Stored rows

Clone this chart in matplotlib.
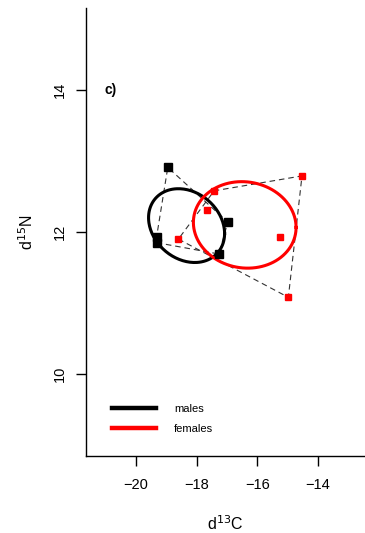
import numpy as np
import matplotlib
matplotlib.use("Agg")
import matplotlib.pyplot as plt

plt.rcParams['font.family'] = ['Liberation Sans', 'DejaVu Sans']

# isotope values per individual
male_c = [-18.95, -19.32, -19.32, -16.97, -17.26]
male_n = [12.91, 11.93, 11.85, 12.14, 11.69]
female_c = [-14.52, -17.42, -17.67, -18.60, -15.25, -14.97]
female_n = [12.79, 12.58, 12.31, 11.90, 11.93, 11.08]

# standard ellipses: centre and covariance-like shape matrix
male_centre = [-18.33, 12.09]
male_shape = [[1.575, -0.14], [-0.14, 0.27]]
female_centre = [-16.41, 12.10]
female_shape = [[2.873, -0.06], [-0.06, 0.371]]

group_names = ["males", "females"]
group_cols = ["black", "red"]


def hull(x, y):
    # monotone chain hull for a handful of points
    pts = sorted(set(zip(x, y)))
    def cross(o, a, b):
        return (a[0]-o[0])*(b[1]-o[1]) - (a[1]-o[1])*(b[0]-o[0])
    lower, upper = [], []
    for p in pts:
        while len(lower) >= 2 and cross(lower[-2], lower[-1], p) <= 0:
            lower.pop()
        lower.append(p)
    for p in reversed(pts):
        while len(upper) >= 2 and cross(upper[-2], upper[-1], p) <= 0:
            upper.pop()
        upper.append(p)
    h = lower[:-1] + upper[:-1]
    h.append(h[0])
    return [p[0] for p in h], [p[1] for p in h]


def ellipse(centre, shape, n=200):
    t = np.linspace(0, 2*np.pi, n)
    L = np.linalg.cholesky(np.array(shape))
    xy = L @ np.vstack([np.cos(t), np.sin(t)])
    return xy[0] + centre[0], xy[1] + centre[1]


fig = plt.figure(figsize=(3.65, 5.33), dpi=100)
ax = fig.add_axes([86/365, 77/533, 279/365, 448/533])

for x, y in [(male_c, male_n), (female_c, female_n)]:
    hx, hy = hull(x, y)
    ax.plot(hx, hy, ls=(0, (5, 3.5)), color="#333333", lw=0.8, zorder=1)

for (c, s), col in zip([(male_centre, male_shape), (female_centre, female_shape)], group_cols):
    ex, ey = ellipse(c, s)
    ax.plot(ex, ey, color=col, lw=2.2, zorder=2)

ax.plot(male_c, male_n, 's', color="black", ms=5.2, zorder=3)
ax.plot(female_c, female_n, 's', color="red", ms=4.8, zorder=3)

ax.set_xlim(-21.65, -12.44)
ax.set_ylim(8.845, 15.155)
ax.set_xticks([-20, -18, -16, -14])
ax.set_yticks([10, 12, 14])
ax.set_xticklabels(["\u221220", "\u221218", "\u221216", "\u221214"])
ax.set_yticklabels(["10", "12", "14"], rotation=90, va="center")
ax.spines["top"].set_visible(False)
ax.spines["right"].set_visible(False)
for sp in ax.spines.values():
    sp.set_linewidth(1.0)
ax.tick_params(length=7, width=1.0, labelsize=10.5)
ax.tick_params(axis="x", pad=9)
ax.tick_params(axis="y", pad=7)

ax.set_xlabel("d$^{13}$C", fontsize=11.5, labelpad=16)
ax.set_ylabel("d$^{15}$N", fontsize=11.5, labelpad=12)

ax.text(-21.05, 14.0, "c)", fontsize=10, fontweight="bold", va="center")

ax.legend([plt.Line2D([], [], color=c, lw=3.2) for c in group_cols], group_names,
          loc="lower left", bbox_to_anchor=(0.093, 0.05), frameon=False,
          borderpad=0, borderaxespad=0,
          fontsize=8, handlelength=4, handletextpad=1.6, labelspacing=0.9)

fig.savefig("out.png", dpi=100)
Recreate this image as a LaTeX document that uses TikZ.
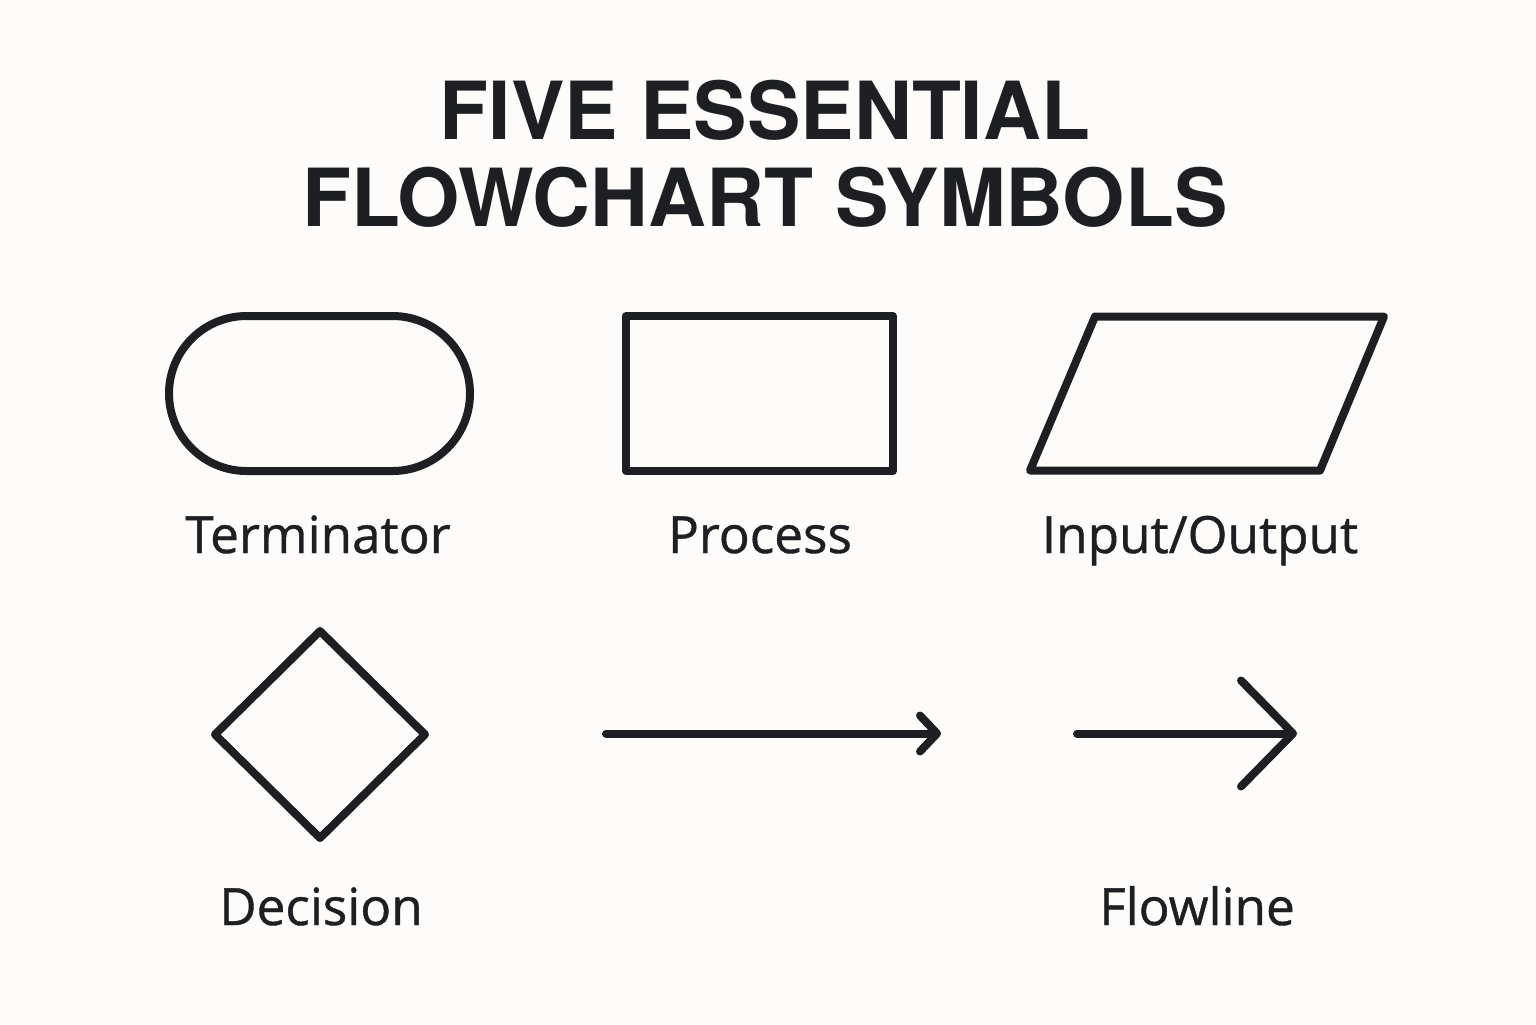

What you are asked to do
Transcribe the records verbatim and omit the images.

Full solution
Clone this chart in matplotlib.
import numpy as np
import matplotlib
matplotlib.use("Agg")
import matplotlib.pyplot as plt

plt.rcParams['font.family'] = ['Liberation Sans', 'DejaVu Sans']

# isotope values per individual
male_c = [-18.95, -19.32, -19.32, -16.97, -17.26]
male_n = [12.91, 11.93, 11.85, 12.14, 11.69]
female_c = [-14.52, -17.42, -17.67, -18.60, -15.25, -14.97]
female_n = [12.79, 12.58, 12.31, 11.90, 11.93, 11.08]

# standard ellipses: centre and covariance-like shape matrix
male_centre = [-18.33, 12.09]
male_shape = [[1.575, -0.14], [-0.14, 0.27]]
female_centre = [-16.41, 12.10]
female_shape = [[2.873, -0.06], [-0.06, 0.371]]

group_names = ["males", "females"]
group_cols = ["black", "red"]


def hull(x, y):
    # monotone chain hull for a handful of points
    pts = sorted(set(zip(x, y)))
    def cross(o, a, b):
        return (a[0]-o[0])*(b[1]-o[1]) - (a[1]-o[1])*(b[0]-o[0])
    lower, upper = [], []
    for p in pts:
        while len(lower) >= 2 and cross(lower[-2], lower[-1], p) <= 0:
            lower.pop()
        lower.append(p)
    for p in reversed(pts):
        while len(upper) >= 2 and cross(upper[-2], upper[-1], p) <= 0:
            upper.pop()
        upper.append(p)
    h = lower[:-1] + upper[:-1]
    h.append(h[0])
    return [p[0] for p in h], [p[1] for p in h]


def ellipse(centre, shape, n=200):
    t = np.linspace(0, 2*np.pi, n)
    L = np.linalg.cholesky(np.array(shape))
    xy = L @ np.vstack([np.cos(t), np.sin(t)])
    return xy[0] + centre[0], xy[1] + centre[1]


fig = plt.figure(figsize=(3.65, 5.33), dpi=100)
ax = fig.add_axes([86/365, 77/533, 279/365, 448/533])

for x, y in [(male_c, male_n), (female_c, female_n)]:
    hx, hy = hull(x, y)
    ax.plot(hx, hy, ls=(0, (5, 3.5)), color="#333333", lw=0.8, zorder=1)

for (c, s), col in zip([(male_centre, male_shape), (female_centre, female_shape)], group_cols):
    ex, ey = ellipse(c, s)
    ax.plot(ex, ey, color=col, lw=2.2, zorder=2)

ax.plot(male_c, male_n, 's', color="black", ms=5.2, zorder=3)
ax.plot(female_c, female_n, 's', color="red", ms=4.8, zorder=3)

ax.set_xlim(-21.65, -12.44)
ax.set_ylim(8.845, 15.155)
ax.set_xticks([-20, -18, -16, -14])
ax.set_yticks([10, 12, 14])
ax.set_xticklabels(["\u221220", "\u221218", "\u221216", "\u221214"])
ax.set_yticklabels(["10", "12", "14"], rotation=90, va="center")
ax.spines["top"].set_visible(False)
ax.spines["right"].set_visible(False)
for sp in ax.spines.values():
    sp.set_linewidth(1.0)
ax.tick_params(length=7, width=1.0, labelsize=10.5)
ax.tick_params(axis="x", pad=9)
ax.tick_params(axis="y", pad=7)

ax.set_xlabel("d$^{13}$C", fontsize=11.5, labelpad=16)
ax.set_ylabel("d$^{15}$N", fontsize=11.5, labelpad=12)

ax.text(-21.05, 14.0, "c)", fontsize=10, fontweight="bold", va="center")

ax.legend([plt.Line2D([], [], color=c, lw=3.2) for c in group_cols], group_names,
          loc="lower left", bbox_to_anchor=(0.093, 0.05), frameon=False,
          borderpad=0, borderaxespad=0,
          fontsize=8, handlelength=4, handletextpad=1.6, labelspacing=0.9)

fig.savefig("out.png", dpi=100)
Recreate this image as a LaTeX document that uses TikZ.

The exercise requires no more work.